Walmart Inc’s results on Tuesday will provide Wall Street with new details on what items American shoppers are buying as rising grocery prices squeeze their wallets.
The world’s biggest retailer with more than 5,000 U.S. stores is expected to post a roughly $7 billion rise in sales for the fourth-quarter ended Jan. 31, up 4.5%. Higher-income shoppers in recent months have been drawn to its “Everyday Low Price” strategy.
That’s slightly less than the 5.5% expected fourth-quarter sales gain at supermarket chain Kroger Co. Target Corp’s holiday-quarter sales, by contrast, are expected to fall nearly 1%, hurt by heavy discounts to clear inventory of discretionary items such as clothing, home furnishings and electronics.

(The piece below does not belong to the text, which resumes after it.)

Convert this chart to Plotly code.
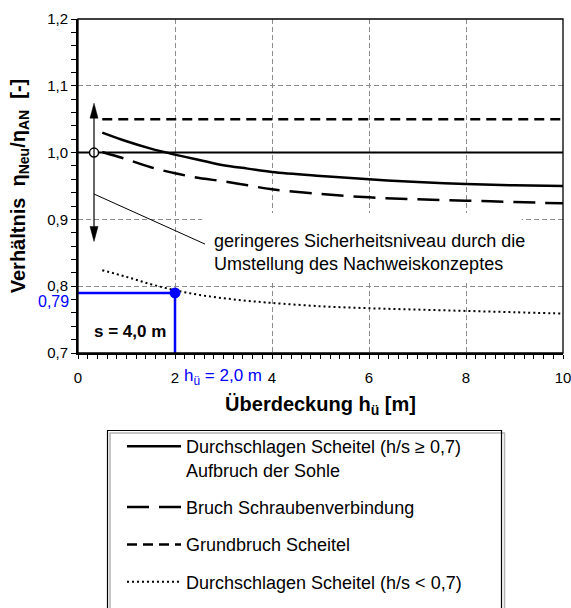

Wall Street is now more focused on how Walmart, which operates more than 5,000 U.S. stores, plans to fight back against supplier price hikes to maintain its dominant position as America’s largest grocery retailer. The chain accounted for 15.72% of all food and grocery spending in the United States in 2022, according to GlobalData.
“The key will be anything the retailer says about price investments,” UBS analysts wrote in a pre-earnings note.
“There’s a good chance that the company will say that it is bringing down some prices on general merchandise given the state of the consumer and the decline in certain costs like shipping.”
Aside from price-cuts and discounts, Walmart is also expected to use its private-label offerings to negotiate pricing with more expensive national brands. Grocery accounts for more than half of U.S. sales at Walmart as of 2021.
In December, Walmart CEO Doug McMillon said “we do not like” that some suppliers were hinting at raising prices further in 2023. He warned that Walmart would allocate space to private and tertiary brands if prices got too high.
Negotiations will likely be difficult as a number of Walmart’s biggest suppliers, including Nestle, Coca-Cola Co, Procter & Gamble and Unilever , which disclosed in recent weeks that they plan to embed more price hikes this year. KitKat maker Nestle on Thursday said further price hikes were necessary to offset commodity costs.
Kraft Heinz and PepsiCo, in contrast, plan to pause further price hikes to counteract declining volumes, but their prices are still substantially elevated compared to a year earlier.
Still, Wall Street expects Walmart sales and revenue to rise in 2023 as its shipping and logistics costs moderate, even as labor expenses go up.